Souvenir de service [1]
C’était, il y a longtemps, je me revois, jeune diplômée, arrivant dans un nouveau service.
Je me lève bien à l’avance pour ne pas arriver en retard. La boule au ventre, je ne peux rien avaler. Je me prépare comme un robot, car mon cerveau est déjà en marche vers ma nouvelle vie, partagé entre l’angoisse de l’inconnu et l’excitation de tout découvrir. Le trajet jusqu’à l’hôpital me semble durer des heures. Je sens le stress monter, les yeux rivés sur la pendule du tableau de bord. Les minutes défilent, l’heure fatidique approche à grands pas.
À la lingerie, on me donne une tenue provisoire, pas vraiment à ma taille car mes tenues ne sont pas prêtes. J’enfile mon « costume », ça y est, cette fois, plus moyen de revenir en arrière. Dans quelques minutes, le temps de traverser ces longs couloirs, je vais entrer dans le service comme un matador entre dans l’arène. Sauf, que là, point d’applaudissements. C’est le moment de la relève. Les yeux se lèvent sur moi. Un silence de plomb envahit la pièce. Je me présente en essayant d’être la plus décontract’ possible. Sauf, que, je suis tout sauf décontractée. Je sens bien que l’équipe de nuit, n’a qu’une envie : rentrer chez elle. Elles s’en tapent pas mal de la petite nouvelle. Après douze heures, c’est bien normal. Ce qu’elles veulent, c’est finir les transmissions et "tchao bye, bye".
Je m’installe dans un petit coin et essaie de suivre. Tous mes sens sont en éveil. Je regarde le tableau des hospitalisés. Je lis les noms pour la première fois, j’écoute et note scrupuleusement toutes les informations qui pourront m’aider à me repérer. Dans quelques heures, tous ces noms seront associés à des visages et malheureusement à des pathologies. Ma vision d’ensemble sera plus claire, je le sais. En attendant, mon cerveau bouillonne, j’essaie de rester concentrée du mieux que je peux. Je ne veux être un poids pour personne, alors plus vite je m’adapterai, mieux ce sera.

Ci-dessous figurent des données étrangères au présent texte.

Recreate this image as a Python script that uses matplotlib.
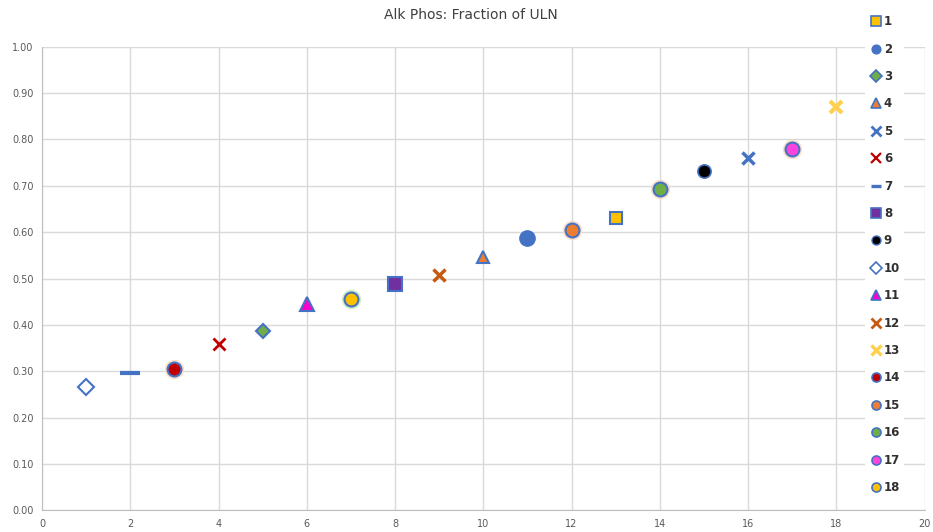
import matplotlib.pyplot as plt
from matplotlib.lines import Line2D

# series 1..18: x position, fraction of ULN
series_names = [str(i) for i in range(1, 19)]
x_vals = [13, 11, 5, 10, 16, 4, 2, 8, 15, 1, 6, 9, 18, 3, 12, 14, 17, 7]
y_vals = [0.631, 0.588, 0.387, 0.546, 0.760, 0.358, 0.297, 0.488, 0.733,
          0.265, 0.446, 0.508, 0.871, 0.305, 0.605, 0.693, 0.780, 0.456]

x_ticks = list(range(0, 21, 2))
y_ticks = [i / 10 for i in range(11)]

BLUE = "#4472c4"
# marker, face, edge, size, edge width, glow colour
styles = [
    ("s", "#ffc000", BLUE, 9, 1.5, None),
    ("o", BLUE, BLUE, 11, 1.0, None),
    ("D", "#70ad47", BLUE, 7, 1.5, None),
    ("^", "#ed7d31", BLUE, 9, 1.5, None),
    ("x", BLUE, BLUE, 9, 2.5, None),
    ("x", "#c00000", "#c00000", 9, 2.0, None),
    ("_", BLUE, BLUE, 14, 3.0, None),
    ("s", "#7030a0", BLUE, 10, 1.5, None),
    ("o", "black", BLUE, 9.5, 1.2, None),
    ("D", "white", BLUE, 8, 1.5, None),
    ("^", "#ff00cc", BLUE, 10, 1.5, None),
    ("x", "#c55a11", "#c55a11", 9, 2.5, None),
    ("x", "#ffd04d", "#ffd04d", 9, 3.0, None),
    ("o", "#c00000", BLUE, 10, 1.5, "#fbe0cc"),
    ("o", "#ed7d31", BLUE, 10, 1.5, "#fbe0cc"),
    ("o", "#70ad47", BLUE, 10, 1.5, "#fbe0cc"),
    ("o", "#ff44dd", BLUE, 10, 1.5, "#fbe0cc"),
    ("o", "#ffc000", BLUE, 10, 1.5, "#d5ecc4"),
]

fig = plt.figure(figsize=(9.33, 5.32), dpi=100)
ax = fig.add_axes([0.045, 0.041, 0.946, 0.871])

handles = []
for name, x, y, (m, fc, ec, ms, mew, glow) in zip(series_names, x_vals, y_vals, styles):
    if glow:
        ax.plot([x], [y], marker="o", ms=ms + 4, mfc=glow, mec="none",
                ls="none", zorder=2)
    ax.plot([x], [y], marker=m, ms=ms, mfc=fc, mec=ec, mew=mew,
            ls="none", zorder=3)
    handles.append(Line2D([], [], marker=m, ms=6.5, mfc=fc, mec=ec,
                          mew=mew * 0.8, ls="none", label=name))

ax.set_xlim(0, 20)
ax.set_ylim(0, 1)
ax.set_xticks(x_ticks)
ax.set_yticks(y_ticks)
ax.set_yticklabels([f"{v:.2f}" for v in y_ticks])
ax.tick_params(length=0, labelsize=7, colors="#595959", pad=6)
ax.grid(True, color="#d9d9d9", lw=1)
ax.set_axisbelow(True)
for s in ["top", "right"]:
    ax.spines[s].set_visible(False)
for s in ["left", "bottom"]:
    ax.spines[s].set_color("#bfbfbf")

fig.suptitle("Alk Phos: Fraction of ULN", x=0.505, y=0.985,
             fontsize=10, color="#404040")

leg = fig.legend(handles=handles, loc="upper left", bbox_to_anchor=(0.927, 0.978),
                 frameon=True, framealpha=1, edgecolor="none", fontsize=8.5,
                 labelspacing=1.22, handletextpad=0.1, handlelength=1.2,
                 borderpad=0.3, borderaxespad=0)
for t in leg.get_texts():
    t.set_fontweight("bold")
    t.set_color("#303030")

fig.savefig("out.png", dpi=100)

L’équipe de jour semble un peu plus disposée à m’accueillir, même si avoir une nouvelle collègue aujourd’hui alors que le service est plein à craquer ne semble pas les combler de joie. On m’explique vite fait, bien fait le déroulement de la matinée, la sectorisation, les rangements et c’est parti pour huit heures intensives en soins intensifs !
J’essaie tant bien que mal de me dépatouiller sans les harceler de questions. Les heures passent, je commence à prendre mes marques. Le service est bien organisé, c’est déjà un bon point. Les collègues ont l’air de se connaître depuis longtemps et l’ambiance semble détendue, ce qui est aussi un bon point.
La fin de service approche. Je me sens bien, même si mon cerveau tente à chaque instant de recracher le trop-plein d’informations ingurgitées durant cette matinée. Je tiens le coup. C’est l’heure de la relève. Je suis plutôt fière de moi car un premier jour, ça n’est jamais facile. Demain, est un autre jour et ce sera le deuxième. J’arriverai plus confiante. Je serai désormais en terrain connu. Le premier jour ne sera plus qu’un souvenir, un souvenir de service.